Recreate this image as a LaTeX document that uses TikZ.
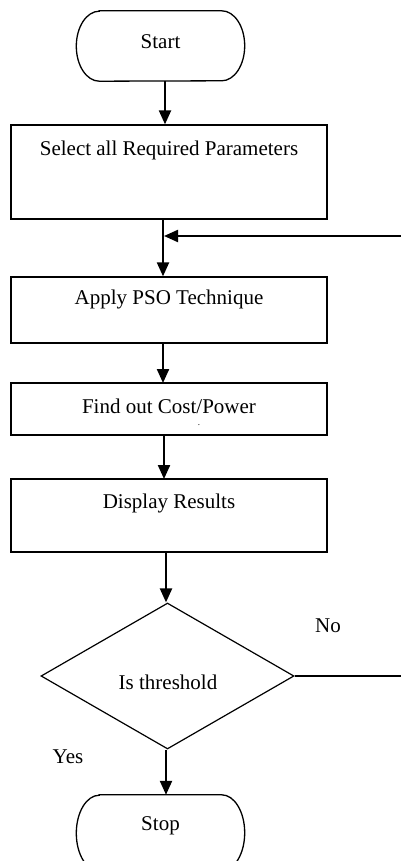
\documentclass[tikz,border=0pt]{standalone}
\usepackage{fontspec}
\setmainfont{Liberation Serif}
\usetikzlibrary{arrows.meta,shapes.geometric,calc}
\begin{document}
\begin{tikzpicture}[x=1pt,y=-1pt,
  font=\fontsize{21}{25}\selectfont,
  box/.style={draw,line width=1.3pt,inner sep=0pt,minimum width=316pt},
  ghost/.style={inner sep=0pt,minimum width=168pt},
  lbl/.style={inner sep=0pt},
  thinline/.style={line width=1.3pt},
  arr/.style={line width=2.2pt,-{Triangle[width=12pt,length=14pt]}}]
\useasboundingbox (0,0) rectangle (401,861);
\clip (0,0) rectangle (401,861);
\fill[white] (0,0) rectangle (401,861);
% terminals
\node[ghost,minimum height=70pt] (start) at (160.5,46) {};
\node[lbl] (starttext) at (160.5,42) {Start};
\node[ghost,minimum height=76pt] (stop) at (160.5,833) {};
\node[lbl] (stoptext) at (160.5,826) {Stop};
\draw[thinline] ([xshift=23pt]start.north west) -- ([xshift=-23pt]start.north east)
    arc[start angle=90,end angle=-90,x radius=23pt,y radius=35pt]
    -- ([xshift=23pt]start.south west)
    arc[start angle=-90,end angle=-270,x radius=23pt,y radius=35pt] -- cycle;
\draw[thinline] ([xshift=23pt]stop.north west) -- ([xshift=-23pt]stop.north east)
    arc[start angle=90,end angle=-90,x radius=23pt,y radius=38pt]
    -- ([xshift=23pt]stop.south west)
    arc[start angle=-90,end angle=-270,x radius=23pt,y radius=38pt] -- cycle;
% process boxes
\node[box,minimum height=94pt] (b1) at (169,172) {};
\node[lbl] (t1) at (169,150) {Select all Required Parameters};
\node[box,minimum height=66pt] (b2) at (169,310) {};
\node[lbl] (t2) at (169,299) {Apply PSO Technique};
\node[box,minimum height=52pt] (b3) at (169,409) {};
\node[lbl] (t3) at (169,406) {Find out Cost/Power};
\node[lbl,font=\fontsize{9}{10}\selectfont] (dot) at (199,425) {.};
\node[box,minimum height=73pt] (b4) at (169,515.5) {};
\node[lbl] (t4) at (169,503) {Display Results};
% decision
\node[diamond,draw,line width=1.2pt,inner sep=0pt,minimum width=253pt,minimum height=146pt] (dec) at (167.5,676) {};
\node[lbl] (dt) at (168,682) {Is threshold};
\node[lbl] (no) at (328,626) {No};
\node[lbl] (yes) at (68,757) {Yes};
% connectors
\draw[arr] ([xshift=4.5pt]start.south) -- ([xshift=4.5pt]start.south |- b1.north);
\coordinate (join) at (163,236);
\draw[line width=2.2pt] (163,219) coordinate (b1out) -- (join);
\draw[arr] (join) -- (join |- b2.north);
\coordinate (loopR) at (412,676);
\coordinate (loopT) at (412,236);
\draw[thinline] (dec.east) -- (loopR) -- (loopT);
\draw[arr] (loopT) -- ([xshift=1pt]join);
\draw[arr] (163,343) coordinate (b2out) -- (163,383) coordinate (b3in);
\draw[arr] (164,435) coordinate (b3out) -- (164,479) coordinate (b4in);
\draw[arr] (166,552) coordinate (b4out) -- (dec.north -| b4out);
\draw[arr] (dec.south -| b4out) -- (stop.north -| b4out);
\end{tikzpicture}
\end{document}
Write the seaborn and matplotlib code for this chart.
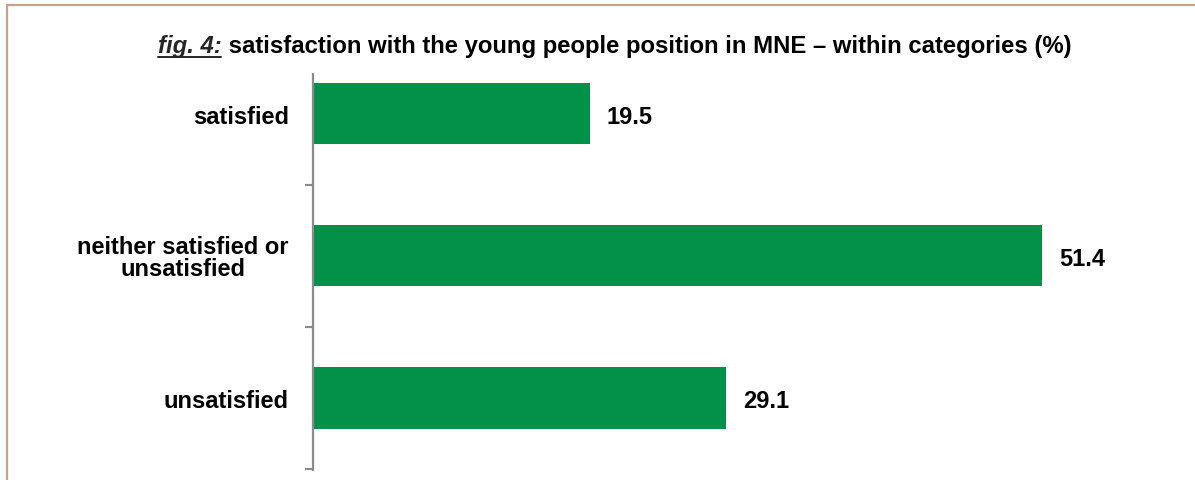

* * *

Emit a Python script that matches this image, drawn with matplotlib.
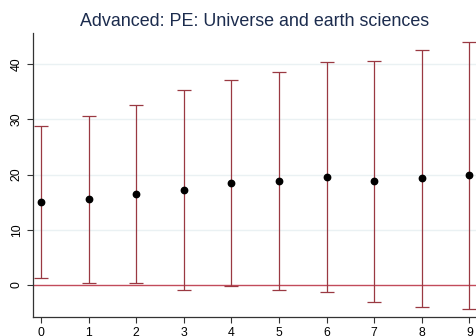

--

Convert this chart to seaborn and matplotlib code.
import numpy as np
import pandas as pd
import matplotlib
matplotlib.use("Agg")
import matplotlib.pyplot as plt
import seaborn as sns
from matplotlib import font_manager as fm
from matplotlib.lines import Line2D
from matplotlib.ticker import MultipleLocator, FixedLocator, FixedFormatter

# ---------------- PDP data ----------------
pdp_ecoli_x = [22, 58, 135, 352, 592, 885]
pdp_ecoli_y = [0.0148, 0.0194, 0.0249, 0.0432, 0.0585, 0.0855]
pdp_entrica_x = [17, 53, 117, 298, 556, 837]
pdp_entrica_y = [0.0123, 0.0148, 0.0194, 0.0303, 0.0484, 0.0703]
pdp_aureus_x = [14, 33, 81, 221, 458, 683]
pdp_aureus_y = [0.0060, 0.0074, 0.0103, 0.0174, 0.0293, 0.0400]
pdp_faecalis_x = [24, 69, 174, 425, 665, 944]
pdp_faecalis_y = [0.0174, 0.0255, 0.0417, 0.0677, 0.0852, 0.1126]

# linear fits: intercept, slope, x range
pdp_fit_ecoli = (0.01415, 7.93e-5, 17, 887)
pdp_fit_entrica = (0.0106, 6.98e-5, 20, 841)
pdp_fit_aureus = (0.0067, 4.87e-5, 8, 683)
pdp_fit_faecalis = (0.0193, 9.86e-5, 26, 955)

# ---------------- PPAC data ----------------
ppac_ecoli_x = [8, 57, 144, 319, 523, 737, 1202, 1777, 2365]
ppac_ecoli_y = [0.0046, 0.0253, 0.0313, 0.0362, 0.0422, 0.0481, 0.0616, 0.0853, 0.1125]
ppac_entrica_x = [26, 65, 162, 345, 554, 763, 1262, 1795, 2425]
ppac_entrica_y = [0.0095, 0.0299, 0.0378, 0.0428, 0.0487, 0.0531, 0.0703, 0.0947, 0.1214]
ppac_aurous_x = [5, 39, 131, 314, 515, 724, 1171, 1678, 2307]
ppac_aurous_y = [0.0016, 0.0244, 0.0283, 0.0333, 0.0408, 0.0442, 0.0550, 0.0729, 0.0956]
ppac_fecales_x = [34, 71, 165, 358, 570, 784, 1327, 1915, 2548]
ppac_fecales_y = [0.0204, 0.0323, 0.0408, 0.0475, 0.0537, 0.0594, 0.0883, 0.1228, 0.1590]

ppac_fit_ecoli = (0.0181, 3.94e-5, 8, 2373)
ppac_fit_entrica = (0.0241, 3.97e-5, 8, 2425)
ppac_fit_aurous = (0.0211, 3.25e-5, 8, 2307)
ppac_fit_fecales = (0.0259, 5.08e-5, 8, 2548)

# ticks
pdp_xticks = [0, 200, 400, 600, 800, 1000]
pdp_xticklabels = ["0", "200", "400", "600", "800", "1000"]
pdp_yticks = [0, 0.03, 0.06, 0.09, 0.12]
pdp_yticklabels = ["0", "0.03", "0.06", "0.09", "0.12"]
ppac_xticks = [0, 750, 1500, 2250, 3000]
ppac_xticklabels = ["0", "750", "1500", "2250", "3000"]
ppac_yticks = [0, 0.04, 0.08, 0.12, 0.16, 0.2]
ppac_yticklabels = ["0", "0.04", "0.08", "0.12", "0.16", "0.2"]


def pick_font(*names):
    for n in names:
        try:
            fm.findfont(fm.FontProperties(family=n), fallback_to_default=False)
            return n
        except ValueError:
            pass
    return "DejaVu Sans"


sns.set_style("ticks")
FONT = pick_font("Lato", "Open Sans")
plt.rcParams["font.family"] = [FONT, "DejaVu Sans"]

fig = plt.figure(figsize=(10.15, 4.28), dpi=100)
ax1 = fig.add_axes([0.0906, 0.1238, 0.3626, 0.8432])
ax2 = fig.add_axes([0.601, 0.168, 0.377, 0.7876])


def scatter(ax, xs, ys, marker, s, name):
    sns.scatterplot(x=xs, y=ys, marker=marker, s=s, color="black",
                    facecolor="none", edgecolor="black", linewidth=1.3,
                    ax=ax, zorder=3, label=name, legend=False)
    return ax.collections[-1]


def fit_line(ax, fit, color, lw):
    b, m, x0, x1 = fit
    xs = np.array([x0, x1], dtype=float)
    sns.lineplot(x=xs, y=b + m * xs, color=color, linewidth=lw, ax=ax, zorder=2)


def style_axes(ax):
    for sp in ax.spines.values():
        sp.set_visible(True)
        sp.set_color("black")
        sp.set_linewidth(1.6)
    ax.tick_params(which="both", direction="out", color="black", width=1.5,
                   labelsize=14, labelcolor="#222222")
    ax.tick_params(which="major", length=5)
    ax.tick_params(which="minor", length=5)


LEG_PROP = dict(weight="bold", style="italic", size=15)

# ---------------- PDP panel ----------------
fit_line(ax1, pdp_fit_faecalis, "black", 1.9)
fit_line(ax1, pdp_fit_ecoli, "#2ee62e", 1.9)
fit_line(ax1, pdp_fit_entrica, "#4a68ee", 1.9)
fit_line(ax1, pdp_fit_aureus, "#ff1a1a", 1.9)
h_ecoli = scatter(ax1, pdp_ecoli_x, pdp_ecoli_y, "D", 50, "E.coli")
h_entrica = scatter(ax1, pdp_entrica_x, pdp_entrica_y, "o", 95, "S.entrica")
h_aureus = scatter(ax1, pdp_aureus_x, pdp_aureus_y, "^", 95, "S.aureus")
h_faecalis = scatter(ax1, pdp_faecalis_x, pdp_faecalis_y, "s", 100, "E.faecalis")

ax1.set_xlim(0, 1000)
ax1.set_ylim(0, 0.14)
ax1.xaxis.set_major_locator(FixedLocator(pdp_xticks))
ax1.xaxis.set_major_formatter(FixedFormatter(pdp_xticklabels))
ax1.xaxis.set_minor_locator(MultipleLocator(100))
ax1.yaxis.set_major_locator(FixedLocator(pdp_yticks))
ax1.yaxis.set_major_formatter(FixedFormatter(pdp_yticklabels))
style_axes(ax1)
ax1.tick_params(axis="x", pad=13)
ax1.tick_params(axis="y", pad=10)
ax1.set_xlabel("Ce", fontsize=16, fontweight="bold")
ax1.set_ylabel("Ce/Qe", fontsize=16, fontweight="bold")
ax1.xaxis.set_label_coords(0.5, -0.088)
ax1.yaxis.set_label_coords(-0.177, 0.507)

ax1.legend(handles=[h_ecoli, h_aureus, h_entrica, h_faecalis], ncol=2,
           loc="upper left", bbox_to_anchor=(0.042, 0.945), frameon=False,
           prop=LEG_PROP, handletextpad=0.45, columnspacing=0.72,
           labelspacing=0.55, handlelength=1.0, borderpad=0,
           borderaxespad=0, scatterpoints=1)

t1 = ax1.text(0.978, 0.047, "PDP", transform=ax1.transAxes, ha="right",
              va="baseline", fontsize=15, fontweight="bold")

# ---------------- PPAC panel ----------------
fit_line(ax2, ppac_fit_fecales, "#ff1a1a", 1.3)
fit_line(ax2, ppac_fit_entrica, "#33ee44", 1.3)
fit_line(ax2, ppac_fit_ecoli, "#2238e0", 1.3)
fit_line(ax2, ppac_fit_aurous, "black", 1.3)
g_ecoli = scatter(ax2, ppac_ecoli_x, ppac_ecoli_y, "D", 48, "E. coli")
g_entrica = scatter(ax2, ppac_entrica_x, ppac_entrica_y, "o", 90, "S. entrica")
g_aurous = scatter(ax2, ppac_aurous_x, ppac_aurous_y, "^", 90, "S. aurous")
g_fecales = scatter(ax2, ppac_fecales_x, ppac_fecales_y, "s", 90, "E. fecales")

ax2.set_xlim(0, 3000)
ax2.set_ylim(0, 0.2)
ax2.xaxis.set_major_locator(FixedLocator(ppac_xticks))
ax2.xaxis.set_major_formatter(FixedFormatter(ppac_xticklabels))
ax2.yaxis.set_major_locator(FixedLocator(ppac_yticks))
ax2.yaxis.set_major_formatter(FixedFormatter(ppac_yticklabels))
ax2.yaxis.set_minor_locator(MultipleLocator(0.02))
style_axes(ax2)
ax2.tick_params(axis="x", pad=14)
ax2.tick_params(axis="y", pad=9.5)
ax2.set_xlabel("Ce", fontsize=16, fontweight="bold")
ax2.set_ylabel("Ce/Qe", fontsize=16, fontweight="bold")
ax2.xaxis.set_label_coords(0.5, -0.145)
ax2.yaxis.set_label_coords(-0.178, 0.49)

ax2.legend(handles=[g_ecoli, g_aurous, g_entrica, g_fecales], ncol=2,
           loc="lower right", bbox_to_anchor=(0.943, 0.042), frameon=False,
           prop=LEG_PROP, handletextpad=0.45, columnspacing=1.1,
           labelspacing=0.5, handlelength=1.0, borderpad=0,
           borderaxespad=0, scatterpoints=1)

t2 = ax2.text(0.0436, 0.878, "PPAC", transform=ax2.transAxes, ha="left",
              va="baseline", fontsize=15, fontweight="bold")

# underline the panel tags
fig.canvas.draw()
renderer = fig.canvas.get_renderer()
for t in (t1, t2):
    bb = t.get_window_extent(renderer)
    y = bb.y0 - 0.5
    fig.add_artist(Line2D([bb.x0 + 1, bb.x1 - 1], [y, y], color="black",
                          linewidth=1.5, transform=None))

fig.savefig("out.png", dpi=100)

§ **Directions for this task**: As listed above, the lines from the line with "Convert this chart" to the line with "from matplotlib.ticker import" are to be echoed exactly, with both ends included and nothing added.

§ **Output below**:
Convert this chart to seaborn and matplotlib code.
import numpy as np
import pandas as pd
import matplotlib
matplotlib.use("Agg")
import matplotlib.pyplot as plt
import seaborn as sns
from matplotlib import font_manager as fm
from matplotlib.lines import Line2D
from matplotlib.ticker import MultipleLocator, FixedLocator, FixedFormatter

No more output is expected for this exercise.